So very purposive drift

I recently read an article by Geoff Dyer in the New Statesman where he describes how some years ago he went to Paris for a couple of months to write a novel based on Scott Fitzgerald’s “Tender is the Night”. (Incidentally one of my favourite novels)
Anyway, he had a thoroughly miserable time and got no where with his novel. Shortly before he was to leave Paris, he made a trip to the scene of the Battle of the Somme, ostensibly to do some research for his failing novel. When he arrived at Thiepval, site of a memorial to the British dead he was so moved that as he said:
“To cut a long story short: I abandoned my Paris novel and ended up writing a book about what the Great War meant to me, to us.”
He concludes by pondering;
“… What would have happened if I hadn’t gone that afternoon? I could, theoretically, have gone another day, and maybe the weather wouldn’t have been perfect, but the question actually misses the point: this wasn’t just a visit, it was a meeting (“only this moment and only me”), a rendezvous. The other possibility – what if I hadn’t gone at all? (not so unlikely; my time in Paris was running out ) – scarcely bears thinking about. I went to the Somme in the midst of a period of complete stagnation and frustration. From that moment on I was revitalised. I had a new interest, a purpose, something to do, something to live for. There was a place for me again.”
After I had finished reading it, I felt this is quite purposive drift, may be I should write something about this here. Imagine my surprise and delight when during some background research I discovered that, to a much greater extent than I had suspected, here was a man who lived purposive drift.

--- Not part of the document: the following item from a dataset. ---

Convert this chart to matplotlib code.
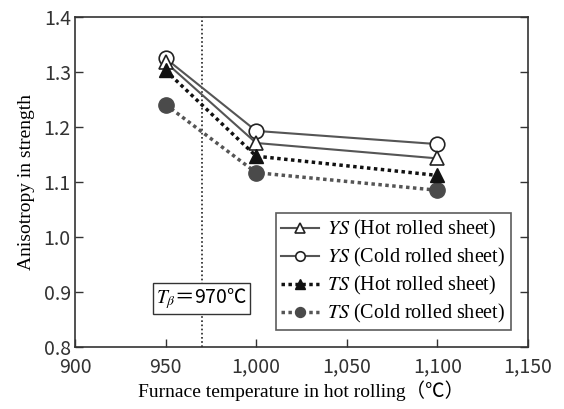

In an article in the Guardian he talks about his life as writer giving as an example a book he wrote about Jazz:
“… I didn’t know much about jazz. Certainly not enough to write a book about it – that, precisely, was the motivation for doing so. I loved jazz but it was infinitely mysterious to me. I wanted to know more – and the best way to find out about anything is to write about it. If I’d known what I needed to know before writing the book I would have had no interest in doing so. Instead of being a journey of discovery, writing the book would have been a tedious clerical task, a transcription of the known.”

and going on to say:
“The jazz book was the beginning of my life as a literary and scholarly gatecrasher, turning up uninvited at an area of expertise, making myself at home, having a high old time for a year or two, and then moving on. This, it goes without saying, is no way to make a career (a word which, for anyone seriously committed to a life of writing, should never be spoken, only spat).”

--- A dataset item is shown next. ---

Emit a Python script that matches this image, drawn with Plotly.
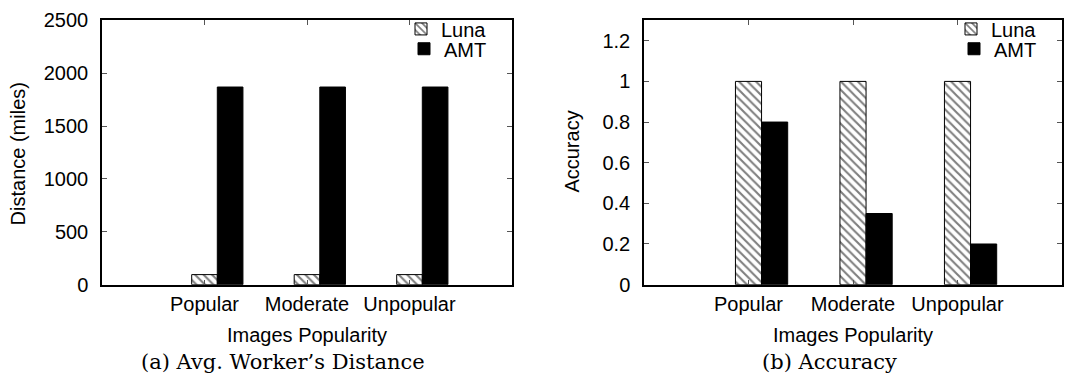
import plotly.graph_objects as go

# ---- data ----
categories = ["Popular", "Moderate", "Unpopular"]
luna_distance = [95, 95, 95]
amt_distance = [1870, 1870, 1870]
luna_accuracy = [1.0, 1.0, 1.0]
amt_accuracy = [0.8, 0.35, 0.2]
distance_ticks = [0, 500, 1000, 1500, 2000, 2500]
accuracy_ticks = [0, 0.2, 0.4, 0.6, 0.8, 1.0, 1.2]
accuracy_ticktext = ["0", "0.2", "0.4", "0.6", "0.8", "1", "1.2"]

W, H = 1070, 390
SANS = "Liberation Sans, Arial, Helvetica, sans-serif"
SERIF = "DejaVu Serif, serif"

luna_pattern = dict(shape="\\", fgcolor="black", bgcolor="white", size=6, solidity=0.35)

fig = go.Figure()

def add_pair(luna, amt, xa, ya, leg_luna, leg_amt):
    fig.add_trace(go.Bar(
        x=categories, y=luna, name="Luna", xaxis=xa, yaxis=ya, legend=leg_luna,
        width=0.25, offset=-0.125,
        marker=dict(color="white", pattern=luna_pattern, line=dict(color="black", width=1)),
    ))
    fig.add_trace(go.Bar(
        x=categories, y=amt, name="AMT", xaxis=xa, yaxis=ya, legend=leg_amt,
        width=0.25, offset=0.125,
        marker=dict(color="black", line=dict(color="black", width=1)),
    ))

add_pair(luna_distance, amt_distance, "x", "y", "legend", "legend3")
add_pair(luna_accuracy, amt_accuracy, "x2", "y2", "legend2", "legend4")

def px_x(p):
    return p / W

def px_y(p):
    return 1 - p / H

axis_common = dict(
    showline=True, linecolor="black", linewidth=1.5, mirror="allticks",
    ticks="inside", ticklen=5, tickwidth=1, tickcolor="#555",
    showgrid=False, zeroline=False, ticklabeloverflow="allow",
    tickfont=dict(family=SANS, size=20, color="black"),
    fixedrange=True,
)

left_dom = [px_x(102), px_x(512)]
right_dom = [px_x(644), px_x(1062)]
y_dom = [px_y(290), px_y(10)]

def leg(xr, yc):
    return dict(x=px_x(xr), y=px_y(yc), xanchor="right", yanchor="middle",
                bgcolor="rgba(0,0,0,0)", borderwidth=0,
                font=dict(family=SANS, size=20, color="black"))

fig.update_layout(
    width=W, height=H,
    margin=dict(l=0, r=0, t=0, b=0),
    paper_bgcolor="white", plot_bgcolor="white",
    barmode="overlay",
    showlegend=True,
    xaxis=dict(axis_common, domain=left_dom, anchor="y", type="category",
               categoryorder="array", categoryarray=categories,
               range=[-1, 3], ticklabelstandoff=1),
    yaxis=dict(axis_common, domain=y_dom, anchor="x", range=[0, 2500],
               tickvals=distance_ticks, ticklabelstandoff=8),
    xaxis2=dict(axis_common, domain=right_dom, anchor="y2", type="category",
                categoryorder="array", categoryarray=categories,
                range=[-1, 3], ticklabelstandoff=1),
    yaxis2=dict(axis_common, domain=y_dom, anchor="x2", range=[0, 1.3],
                tickvals=accuracy_ticks, ticktext=accuracy_ticktext, ticklabelstandoff=8),
    legend=leg(492, 19),
    legend3=leg(492, 40),
    legend2=leg(1042, 19),
    legend4=leg(1042, 40),
)

annotations = [
    dict(text="Distance (miles)", x=px_x(18), y=px_y(152), textangle=-90),
    dict(text="Accuracy", x=px_x(572), y=px_y(149), textangle=-90),
    dict(text="Images Popularity", x=px_x(307), y=px_y(343)),
    dict(text="Images Popularity", x=px_x(853), y=px_y(343)),
]
for a in annotations:
    fig.add_annotation(xref="paper", yref="paper", showarrow=False,
                       xanchor="center", yanchor="middle",
                       font=dict(family=SANS, size=20, color="black"), **a)

captions = [
    dict(text="(a) Avg. Worker’s Distance", x=px_x(283), y=px_y(372)),
    dict(text="(b) Accuracy", x=px_x(829), y=px_y(372)),
]
for a in captions:
    fig.add_annotation(xref="paper", yref="paper", showarrow=False,
                       xanchor="center", yanchor="middle",
                       font=dict(family=SERIF, size=21, color="black"), **a)

fig.write_html("out.html")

and concluding with the glorious statement:
“… although we live in a time that sets great store by measuring progress (“research” in academic parlance) in precisely demarcated areas of knowledge, real advances are often made by people happy to muddle along within the splendidly vague job description advanced by Susan Sontag, whose “idea of a writer [was] someone interested in ‘everything'”. Why, realistically, would one settle for anything less?”